● **DATASET EXTRACT**:
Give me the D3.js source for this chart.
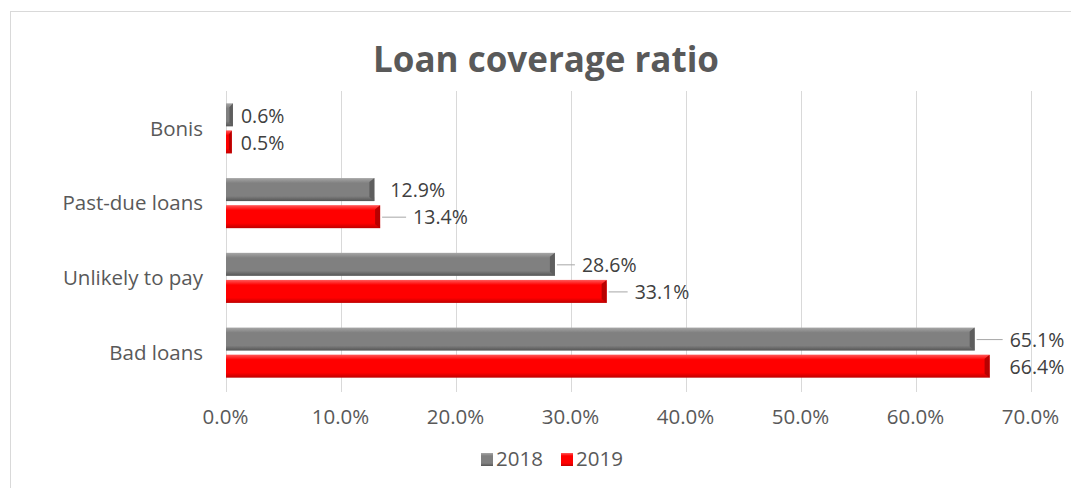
<!DOCTYPE html>
<html>
<head>
<meta charset="utf-8">
<script src="https://cdn.jsdelivr.net/npm/d3@7"></script>
<style>
  body { margin: 0; background: #fff; }
  text { font-family: "Open Sans", Lato, sans-serif; }
</style>
</head>
<body>
<div id="chart"></div>
<script>
// chart data
var categories = ["Bonis", "Past-due loans", "Unlikely to pay", "Bad loans"];
var seriesNames = ["2018", "2019"];
var values2018 = [0.6, 12.9, 28.6, 65.1];
var values2019 = [0.5, 13.4, 33.1, 66.4];
var tickValues = [0, 10, 20, 30, 40, 50, 60, 70];

// where data labels sit (pixels past bar end) and whether they get a leader line
var labelOffsets2018 = [8, 16, 27, 35];
var labelOffsets2019 = [9, 33, 28, 20];
var leader2018 = [false, false, true, true];
var leader2019 = [false, true, true, false];

var svgWidth = 1071;
var svgHeight = 488;
var fontSize = 20.5;
var labelSize = 19.5;

var svg = d3.select("#chart")
  .append("svg")
  .attr("width", svgWidth)
  .attr("height", svgHeight);

// outer chart border
svg.append("rect")
  .attr("x", 10.5).attr("y", 11.5)
  .attr("width", 1070).attr("height", 490)
  .attr("fill", "none")
  .attr("stroke", "#d9d9d9");

// gradients for the bevelled bars
var defs = svg.append("defs");
var colors = {
  "2018": { top: "#a6a6a6", mid: "#808080", bot: "#555555", cap: "#5e5e5e" },
  "2019": { top: "#ff5a5a", mid: "#ff0000", bot: "#c00000", cap: "#b80000" }
};
seriesNames.forEach(function(s) {
  var g = defs.append("linearGradient")
    .attr("id", "grad" + s)
    .attr("x1", 0).attr("y1", 0).attr("x2", 0).attr("y2", 1);
  g.append("stop").attr("offset", "0%").attr("stop-color", colors[s].top);
  g.append("stop").attr("offset", "22%").attr("stop-color", colors[s].mid);
  g.append("stop").attr("offset", "78%").attr("stop-color", colors[s].mid);
  g.append("stop").attr("offset", "100%").attr("stop-color", colors[s].bot);
});

var plotLeft = 226, plotRight = 1031, plotTop = 91, plotBottom = 390;

var xScale = d3.scaleLinear()
  .domain([0, 70])
  .range([plotLeft, plotRight]);

var yScale = d3.scaleBand()
  .domain(categories)
  .range([plotTop, plotBottom])
  .paddingInner(0.33)
  .paddingOuter(0.165);

var ySub = d3.scaleBand()
  .domain(seriesNames)
  .range([0, yScale.bandwidth()])
  .paddingInner(0.15);

// gridlines
svg.append("g")
  .selectAll("line")
  .data(tickValues)
  .enter()
  .append("line")
  .attr("x1", d => xScale(d) + 0.5)
  .attr("x2", d => xScale(d) + 0.5)
  .attr("y1", plotTop)
  .attr("y2", plotBottom + 2)
  .attr("stroke", "#d9d9d9")
  .attr("stroke-width", 1);

// x axis labels
var xAxis = d3.axisBottom(xScale)
  .tickValues(tickValues)
  .tickSize(0)
  .tickPadding(0)
  .tickFormat(d => d.toFixed(1) + "%");

var xg = svg.append("g")
  .attr("transform", "translate(-1," + 409 + ")")
  .call(xAxis);
xg.select(".domain").remove();
xg.selectAll("text")
  .attr("font-family", "'Open Sans', Lato, sans-serif")
  .attr("font-size", fontSize)
  .attr("fill", "#595959");

// category labels
svg.append("g")
  .selectAll("text")
  .data(categories)
  .enter()
  .append("text")
  .attr("x", 203)
  .attr("y", d => yScale(d) + yScale.bandwidth() / 2)
  .attr("dy", "0.35em")
  .attr("text-anchor", "end")
  .attr("font-size", fontSize)
  .attr("fill", "#595959")
  .text(d => d);

// bars
var series = [
  { name: "2018", values: values2018, offsets: labelOffsets2018, leaders: leader2018 },
  { name: "2019", values: values2019, offsets: labelOffsets2019, leaders: leader2019 }
];

series.forEach(function(s) {
  var rows = categories.map(function(c, i) {
    return { cat: c, value: s.values[i], offset: s.offsets[i], leader: s.leaders[i] };
  });
  var g = svg.append("g");

  rows.forEach(function(d) {
    var x0 = xScale(0);
    var x1 = xScale(d.value);
    var y0 = yScale(d.cat) + ySub(s.name);
    var h = ySub.bandwidth();
    var w = x1 - x0;

    g.append("rect")
      .attr("x", x0).attr("y", y0)
      .attr("width", w).attr("height", h)
      .attr("fill", "url(#grad" + s.name + ")");

    // bevelled right end
    var b = Math.min(5, w / 2);
    g.append("path")
      .attr("d", "M" + (x1 - b) + "," + (y0 + 4) + "L" + x1 + "," + y0 +
        "L" + x1 + "," + (y0 + h) + "L" + (x1 - b) + "," + (y0 + h - 4) + "Z")
      .attr("fill", colors[s.name].cap);

    // leader line
    if (d.leader) {
      g.append("line")
        .attr("x1", x1 + 2).attr("x2", x1 + d.offset - 7)
        .attr("y1", y0 + h / 2 + 0.5).attr("y2", y0 + h / 2 + 0.5)
        .attr("stroke", "#a6a6a6")
        .attr("stroke-width", 1);
    }

    // data label
    g.append("text")
      .attr("x", x1 + d.offset)
      .attr("y", y0 + h / 2 + 1)
      .attr("dy", "0.35em")
      .attr("font-size", labelSize)
      .attr("fill", "#404040")
      .text(d.value.toFixed(1) + "%");
  });
});

// title
svg.append("text")
  .attr("x", 546)
  .attr("y", 72)
  .attr("text-anchor", "middle")
  .attr("font-size", 35)
  .attr("font-weight", "bold")
  .attr("fill", "#595959")
  .text("Loan coverage ratio");

// legend
var legendX = [481, 561];
var legend = svg.append("g");
seriesNames.forEach(function(s, i) {
  legend.append("rect")
    .attr("x", legendX[i]).attr("y", 453)
    .attr("width", 12).attr("height", 13)
    .attr("fill", "url(#grad" + s + ")");
  legend.append("text")
    .attr("x", legendX[i] + 15)
    .attr("y", 459)
    .attr("dy", "0.35em")
    .attr("font-size", fontSize)
    .attr("fill", "#595959")
    .text(s);
});
</script>
</body>
</html>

● **EXERCISE DETAILS**: Extract the full listing above verbatim; pictures are to be left out of the copy.

● **TASK RESPONSE**:
Give me the D3.js source for this chart.
<!DOCTYPE html>
<html>
<head>
<meta charset="utf-8">
<script src="https://cdn.jsdelivr.net/npm/d3@7"></script>
<style>
  body { margin: 0; background: #fff; }
  text { font-family: "Open Sans", Lato, sans-serif; }
</style>
</head>
<body>
<div id="chart"></div>
<script>
// chart data
var categories = ["Bonis", "Past-due loans", "Unlikely to pay", "Bad loans"];
var seriesNames = ["2018", "2019"];
var values2018 = [0.6, 12.9, 28.6, 65.1];
var values2019 = [0.5, 13.4, 33.1, 66.4];
var tickValues = [0, 10, 20, 30, 40, 50, 60, 70];

// where data labels sit (pixels past bar end) and whether they get a leader line
var labelOffsets2018 = [8, 16, 27, 35];
var labelOffsets2019 = [9, 33, 28, 20];
var leader2018 = [false, false, true, true];
var leader2019 = [false, true, true, false];

var svgWidth = 1071;
var svgHeight = 488;
var fontSize = 20.5;
var labelSize = 19.5;

var svg = d3.select("#chart")
  .append("svg")
  .attr("width", svgWidth)
  .attr("height", svgHeight);

// outer chart border
svg.append("rect")
  .attr("x", 10.5).attr("y", 11.5)
  .attr("width", 1070).attr("height", 490)
  .attr("fill", "none")
  .attr("stroke", "#d9d9d9");

// gradients for the bevelled bars
var defs = svg.append("defs");
var colors = {
  "2018": { top: "#a6a6a6", mid: "#808080", bot: "#555555", cap: "#5e5e5e" },
  "2019": { top: "#ff5a5a", mid: "#ff0000", bot: "#c00000", cap: "#b80000" }
};
seriesNames.forEach(function(s) {
  var g = defs.append("linearGradient")
    .attr("id", "grad" + s)
    .attr("x1", 0).attr("y1", 0).attr("x2", 0).attr("y2", 1);
  g.append("stop").attr("offset", "0%").attr("stop-color", colors[s].top);
  g.append("stop").attr("offset", "22%").attr("stop-color", colors[s].mid);
  g.append("stop").attr("offset", "78%").attr("stop-color", colors[s].mid);
  g.append("stop").attr("offset", "100%").attr("stop-color", colors[s].bot);
});

var plotLeft = 226, plotRight = 1031, plotTop = 91, plotBottom = 390;

var xScale = d3.scaleLinear()
  .domain([0, 70])
  .range([plotLeft, plotRight]);

var yScale = d3.scaleBand()
  .domain(categories)
  .range([plotTop, plotBottom])
  .paddingInner(0.33)
  .paddingOuter(0.165);

var ySub = d3.scaleBand()
  .domain(seriesNames)
  .range([0, yScale.bandwidth()])
  .paddingInner(0.15);

// gridlines
svg.append("g")
  .selectAll("line")
  .data(tickValues)
  .enter()
  .append("line")
  .attr("x1", d => xScale(d) + 0.5)
  .attr("x2", d => xScale(d) + 0.5)
  .attr("y1", plotTop)
  .attr("y2", plotBottom + 2)
  .attr("stroke", "#d9d9d9")
  .attr("stroke-width", 1);

// x axis labels
var xAxis = d3.axisBottom(xScale)
  .tickValues(tickValues)
  .tickSize(0)
  .tickPadding(0)
  .tickFormat(d => d.toFixed(1) + "%");

var xg = svg.append("g")
  .attr("transform", "translate(-1," + 409 + ")")
  .call(xAxis);
xg.select(".domain").remove();
xg.selectAll("text")
  .attr("font-family", "'Open Sans', Lato, sans-serif")
  .attr("font-size", fontSize)
  .attr("fill", "#595959");

// category labels
svg.append("g")
  .selectAll("text")
  .data(categories)
  .enter()
  .append("text")
  .attr("x", 203)
  .attr("y", d => yScale(d) + yScale.bandwidth() / 2)
  .attr("dy", "0.35em")
  .attr("text-anchor", "end")
  .attr("font-size", fontSize)
  .attr("fill", "#595959")
  .text(d => d);

// bars
var series = [
  { name: "2018", values: values2018, offsets: labelOffsets2018, leaders: leader2018 },
  { name: "2019", values: values2019, offsets: labelOffsets2019, leaders: leader2019 }
];

series.forEach(function(s) {
  var rows = categories.map(function(c, i) {
    return { cat: c, value: s.values[i], offset: s.offsets[i], leader: s.leaders[i] };
  });
  var g = svg.append("g");

  rows.forEach(function(d) {
    var x0 = xScale(0);
    var x1 = xScale(d.value);
    var y0 = yScale(d.cat) + ySub(s.name);
    var h = ySub.bandwidth();
    var w = x1 - x0;

    g.append("rect")
      .attr("x", x0).attr("y", y0)
      .attr("width", w).attr("height", h)
      .attr("fill", "url(#grad" + s.name + ")");

    // bevelled right end
    var b = Math.min(5, w / 2);
    g.append("path")
      .attr("d", "M" + (x1 - b) + "," + (y0 + 4) + "L" + x1 + "," + y0 +
        "L" + x1 + "," + (y0 + h) + "L" + (x1 - b) + "," + (y0 + h - 4) + "Z")
      .attr("fill", colors[s.name].cap);

    // leader line
    if (d.leader) {
      g.append("line")
        .attr("x1", x1 + 2).attr("x2", x1 + d.offset - 7)
        .attr("y1", y0 + h / 2 + 0.5).attr("y2", y0 + h / 2 + 0.5)
        .attr("stroke", "#a6a6a6")
        .attr("stroke-width", 1);
    }

    // data label
    g.append("text")
      .attr("x", x1 + d.offset)
      .attr("y", y0 + h / 2 + 1)
      .attr("dy", "0.35em")
      .attr("font-size", labelSize)
      .attr("fill", "#404040")
      .text(d.value.toFixed(1) + "%");
  });
});

// title
svg.append("text")
  .attr("x", 546)
  .attr("y", 72)
  .attr("text-anchor", "middle")
  .attr("font-size", 35)
  .attr("font-weight", "bold")
  .attr("fill", "#595959")
  .text("Loan coverage ratio");

// legend
var legendX = [481, 561];
var legend = svg.append("g");
seriesNames.forEach(function(s, i) {
  legend.append("rect")
    .attr("x", legendX[i]).attr("y", 453)
    .attr("width", 12).attr("height", 13)
    .attr("fill", "url(#grad" + s + ")");
  legend.append("text")
    .attr("x", legendX[i] + 15)
    .attr("y", 459)
    .attr("dy", "0.35em")
    .attr("font-size", fontSize)
    .attr("fill", "#595959")
    .text(s);
});
</script>
</body>
</html>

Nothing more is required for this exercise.